Kennedy recused himself in the Tom F. arguments, quietly slipping out of his chair and out of the courtroom in the short lull between the two arguments. Justices very rarely give explanations for recusal and the reason behind Kennedy's decision to recuse in this case was not widely known. A Court official gave a friendly heads-up to an artist starting a courtroom sketch before the justices took the bench, telling her to be sure to draw Kennedy during the first hour of argument.
Most Congenial Justices:
Though Justice Clarence Thomas is famously quiet in the majority of oral arguments before the Court -- and was so on Monday as well -- the fact that he didn't pose any questions to counsel didn't mean he refrained from any comments whatsoever. Thomas and Justice Stephen Breyer often conferred quietly, Thomas occasionally turning his chair slightly and leaning in toward his colleague. Several times, Thomas' comments elicited a smile from Breyer, and once, a slight chuckle.
Most Animated Justice:
When posing questions to counsel, most of the justices sat up in their seats. Alito often leaned his head to one side, resting it on his hand, while Scalia and Breyer sometimes waved their hands in emphasis. The most emphatic: Scalia, true to his reputation.
Scalia and Roberts both got laughs from the audience for clever questions, but the loudest laugh came during an exchange with Justice David Souter, below.
Quote of the Day:
During arguments in the Washington State case, Souter pressed McKenna on the claimed distinction between political party "preference," and party affiliation or registration:
Souter: "[G]oing back to my question, do you know any people who go around saying,: 'Well, you know, I really prefer the Democrats; I'm a Republican myself.' I mean that, that doesn't happen."

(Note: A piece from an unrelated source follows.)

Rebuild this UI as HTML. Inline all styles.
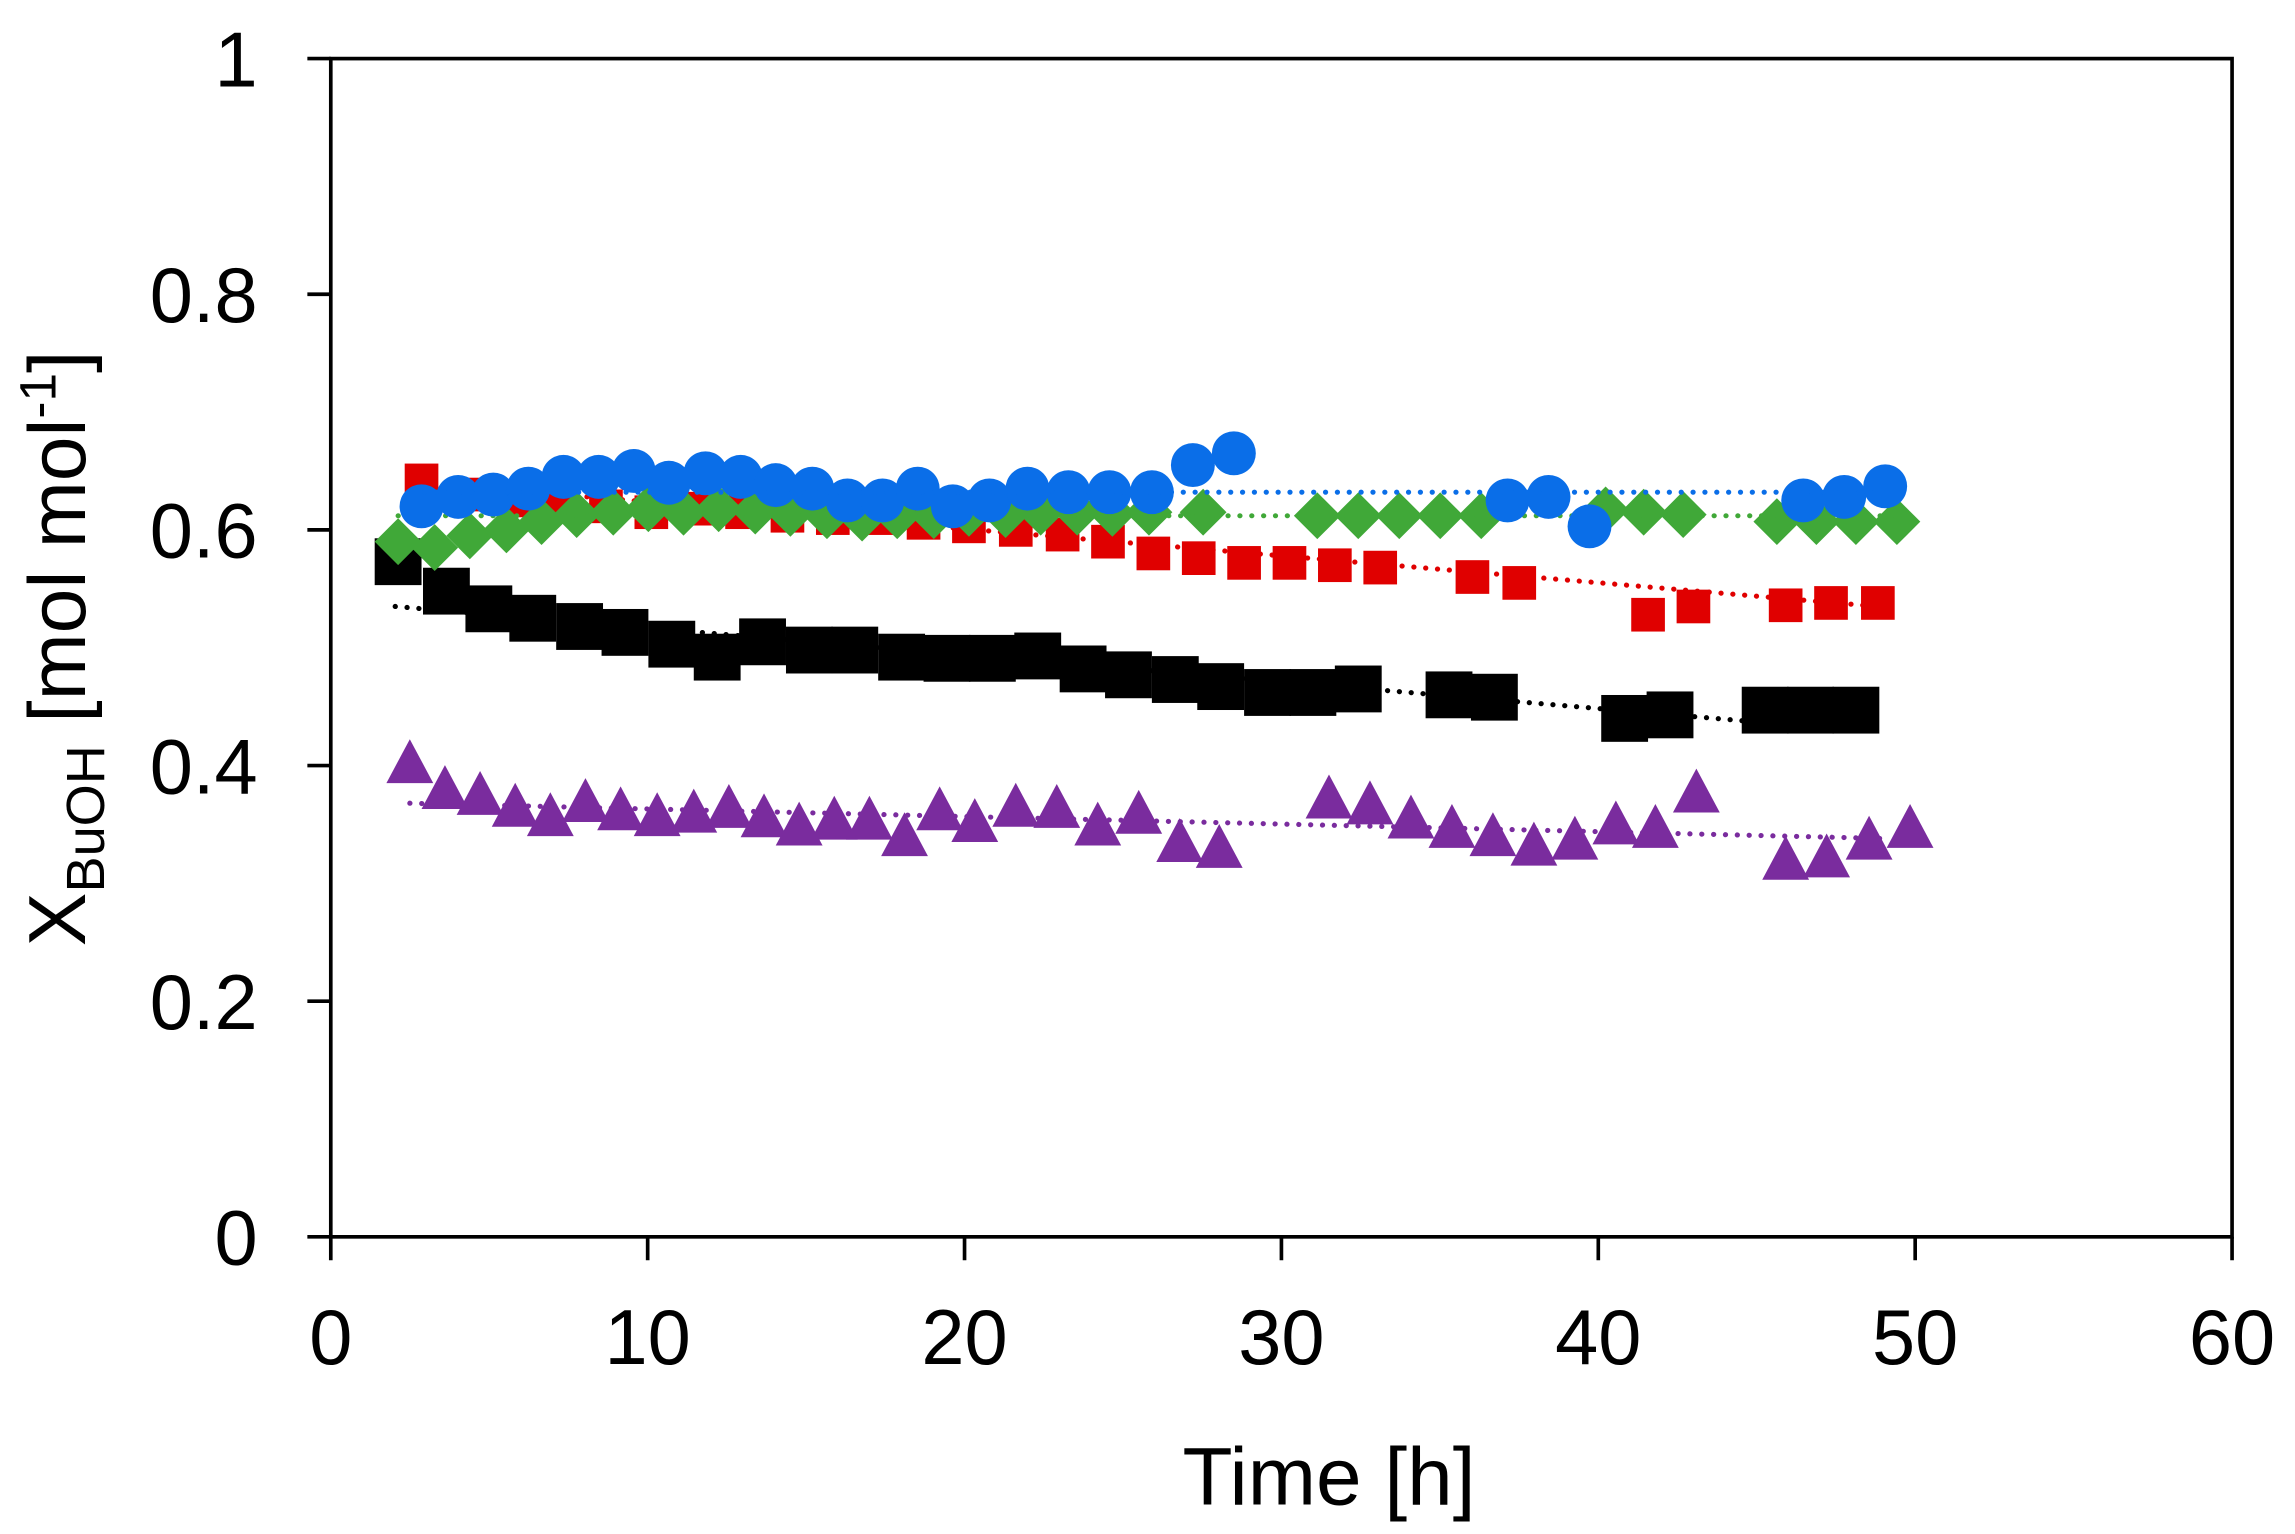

McKenna: "Well, the example of Senator [Joe] Lieberman comes to mind, where he said: 'I really prefer the Democrats and I'm running as an independent.'"
Souter: "There's always one."
Those Amazing Chairs:
The Court's extra-tall chairs, from which the justices loom over attorneys, seem to have a swing-and-spring mechanism, allowing the justices to lean back so far as to appear almost in danger of toppling over. Some justices, such as Ginsburg, seem not to take advantage of this feature, but most tip their chairs back slightly at many points during arguments. During Roberts' short opening statement Monday morning, Breyer leaned back and gazed briefly at the vaulted ceiling, perhaps contemplating the term ahead.